Niagara Falls' Last Ditch Effort
Attention recent college graduates: Niagara Falls wants you!
Desperate for its population to stay above 50,000, Niagara Falls is starting a modest pilot program – using Federal urban renewal funds – to attract 20 young recent college graduates to come live there for at least two years in a particular area of the city near the Seneca Niagara Casino. After a year of residency, each would receive $3,500 for student loan payments.
Industry has been leaving the city for decades, and economic activity on the American side of the Falls is hamstrung by a chicken/egg scenario: tourists don’t much leave the state park because of the blight, and the blight won’t improve unless people go downtown or leave the casino and spend money. The News article about this program says city leaders want to create an “Elmwood Avenue North” relying on recent grads to attract the sorts of business at which they’d spend money.
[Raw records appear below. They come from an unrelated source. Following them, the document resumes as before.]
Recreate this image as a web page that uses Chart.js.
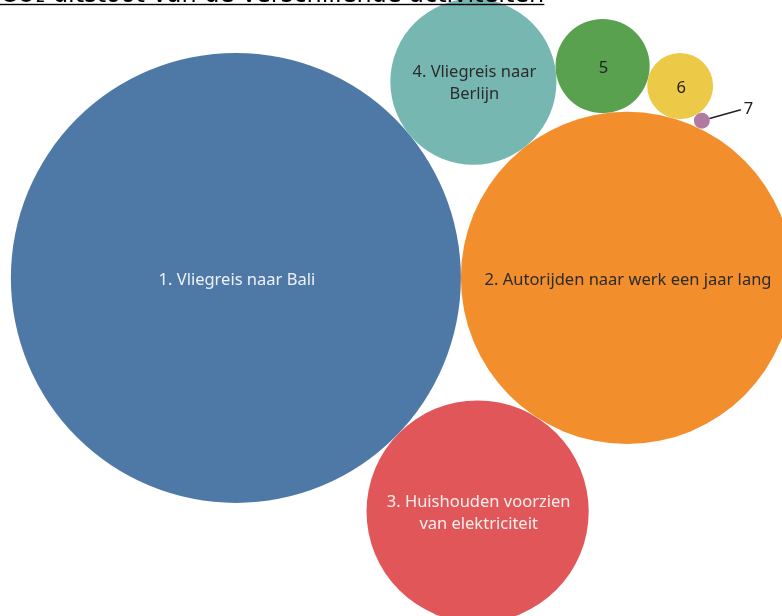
<!DOCTYPE html>
<html>
<head>
<meta charset="utf-8">
<script src="https://cdn.jsdelivr.net/npm/chart.js@4/dist/chart.umd.min.js"></script>
<style>
  html, body { margin: 0; padding: 0; background: #fff; }
  #wrap { position: relative; width: 782px; height: 616px; }
</style>
</head>
<body>
<div id="wrap"><canvas id="bubbles"></canvas></div>
<script>
'use strict';

const chartTitle = 'CO\u2082 uitstoot van de verschillende activiteiten';
const activities = ['Vliegreis naar Bali', 'Autorijden naar werk een jaar lang', 'Huishouden voorzien van elektriciteit',
  'Vliegreis naar Berlijn', 'Activiteit 5', 'Activiteit 6', 'Activiteit 7'];
const labelLines = [
  ['1. Vliegreis naar Bali'],
  ['2. Autorijden naar werk een jaar lang'],
  ['3. Huishouden voorzien', 'van elektriciteit'],
  ['4. Vliegreis naar', 'Berlijn'],
  ['5'], ['6'], ['7']
];
// kg CO2 per activity, bubble area follows the value
const co2Kg = [4000, 2180, 975, 545, 175, 86, 5];
const bubbleColors = ['#4e79a7', '#f28e2b', '#e15759', '#76b7b2', '#59a14f', '#edc948', '#b07aa1'];
const labelColors = ['#eef2f6', '#2b2b2b', '#fbeeee', '#2b2b2b', '#1f1f1f', '#1f1f1f', '#1f1f1f'];

// each bubble after the first two rests against two earlier ones: [a, b, side]
const packing = [null, null, [0, 1, -1], [0, 1, 1], [3, 1, 1], [4, 1, 1], [5, 1, 1]];

//lay out the bubbles in data units, radius = sqrt(value)
function packBubbles(values){
  let circles = values.map(v => ({r: Math.sqrt(v), x: 0, y: 0}));
  circles[1].x = circles[0].r + circles[1].r;
  for(let i = 2; i < circles.length; i++){
    let [ia, ib, side] = packing[i];
    let a = circles[ia], b = circles[ib], c = circles[i];
    let dx = b.x - a.x, dy = b.y - a.y;
    let d = Math.hypot(dx, dy);
    let da = a.r + c.r, db = b.r + c.r;
    let along = (da * da - db * db + d * d) / (2 * d);
    let h = Math.sqrt(Math.max(0, da * da - along * along));
    let ux = dx / d, uy = dy / d;
    c.x = a.x + along * ux - side * h * uy;
    c.y = a.y + along * uy + side * h * ux;
  }
  return circles;
}

const circles = packBubbles(co2Kg);
const points = () => circles.map(c => ({x: c.x, y: c.y}));

//bubble radius in pixels through the x scale (0 until the scale has a layout)
function pixelRadius(chart, r){
  let xs = chart.scales.x;
  if(!xs) return 0;
  let px = Math.abs(xs.getPixelForValue(r) - xs.getPixelForValue(0));
  return isFinite(px) ? px : 0;
}

//offset of the callout for bubbles too small to hold their label
const calloutOffset = {6: [39, -11]};

const titlePlugin = {
  id: 'underlinedTitle',
  afterDraw(chart){
    let ctx = chart.ctx;
    ctx.save();
    ctx.font = '24px "DejaVu Sans"';
    ctx.fillStyle = '#000';
    ctx.textAlign = 'left';
    ctx.textBaseline = 'alphabetic';
    ctx.fillText(chartTitle, 0, 1.5);
    let w = ctx.measureText(chartTitle).width;
    ctx.fillRect(0, 3.8, w, 1.4);
    ctx.restore();
  }
};

const labelPlugin = {
  id: 'bubbleLabels',
  afterDatasetsDraw(chart){
    let ctx = chart.ctx;
    let meta = chart.getDatasetMeta(0);
    ctx.save();
    ctx.font = '16.5px "Noto Sans"';
    ctx.textAlign = 'center';
    ctx.textBaseline = 'middle';
    meta.data.forEach((el, i) => {
      let lines = labelLines[i];
      if(calloutOffset[i]){
        let r = el.options.radius;
        let [ox, oy] = calloutOffset[i];
        let len = Math.hypot(ox, oy);
        ctx.strokeStyle = '#222';
        ctx.lineWidth = 1.5;
        ctx.beginPath();
        ctx.moveTo(el.x + ox / len * r, el.y + oy / len * r);
        ctx.lineTo(el.x + ox, el.y + oy);
        ctx.stroke();
        ctx.fillStyle = labelColors[i];
        ctx.textAlign = 'left';
        ctx.fillText(lines[0], el.x + ox + 3, el.y + oy);
        ctx.textAlign = 'center';
        return;
      }
      let lineH = 22;
      ctx.fillStyle = labelColors[i];
      lines.forEach((line, k) => {
        let y = el.y + 2 + (k - (lines.length - 1) / 2) * lineH;
        ctx.fillText(line, el.x + 1, y);
      });
    });
    ctx.restore();
  }
};

const chart = new Chart(document.getElementById('bubbles'), {
  type: 'bubble',
  data: {
    labels: activities,
    datasets: [{
      label: chartTitle,
      data: points(),
      backgroundColor: bubbleColors,
      borderWidth: 0,
      hoverBorderWidth: 0,
      clip: false
    }]
  },
  options: {
    responsive: true,
    maintainAspectRatio: false,
    animation: false,
    events: [],
    layout: {padding: 0, autoPadding: false},
    elements: {
      point: {
        radius: ctx => pixelRadius(ctx.chart, circles[ctx.dataIndex].r),
        hoverRadius: 0
      }
    },
    plugins: {legend: {display: false}, tooltip: {enabled: false}, title: {display: false}},
    scales: {
      x: {type: 'linear', min: -66.3, max: 153.5, display: false},
      y: {type: 'linear', min: -95.0, max: 78.1, display: false}
    }
  },
  plugins: [labelPlugin, titlePlugin]
});

//bubble radii are parsed with the data, so parse again once the scales are laid out
chart.data.datasets[0].data = points();
chart.update();
</script>
</body>
</html>
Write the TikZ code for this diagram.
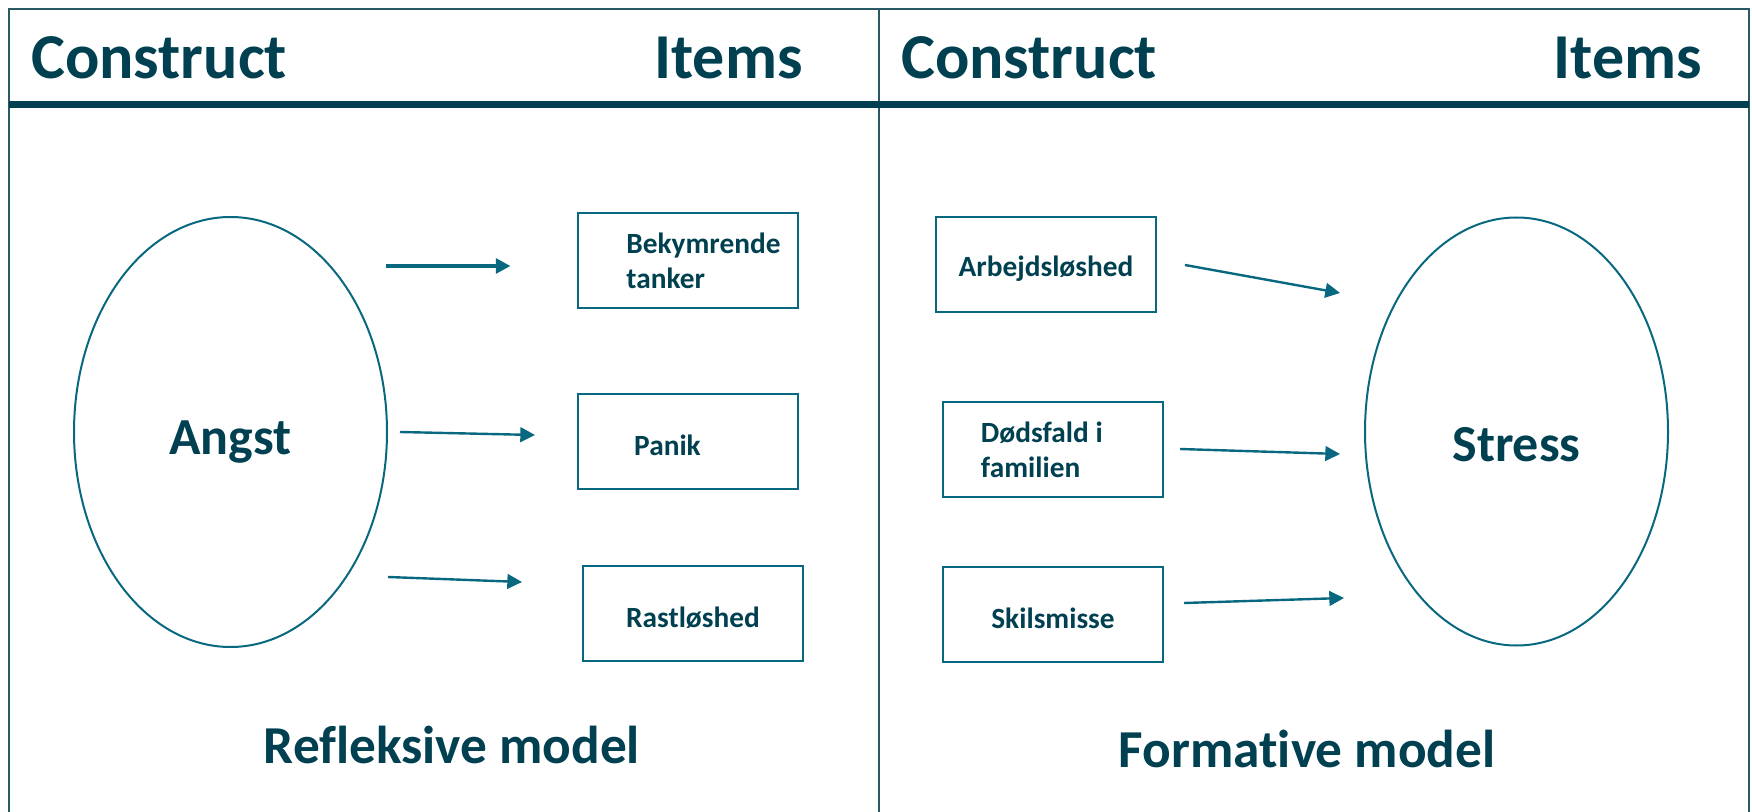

Niagara University is considering opening a downtown branch, and the NCCC Culinary Institute is under construction, ready to bring another 500 students to downtown when it opens.
It’s an innovative subsidy, and perhaps a sign of desperation, but Niagara Falls, NY has been in desperate straits for a very long time indeed – a city known now as the dowdy American comparative to the attractive, bustling, gorgeously maintained Canadian side; an America paved not with gold, but with depleted uranium.
Attracting young employed people to, in essence, jump-start a gentrification of Niagara Falls may very well be that city’s last, best hope.
After all, as much as any place in western New York, this place truly matters.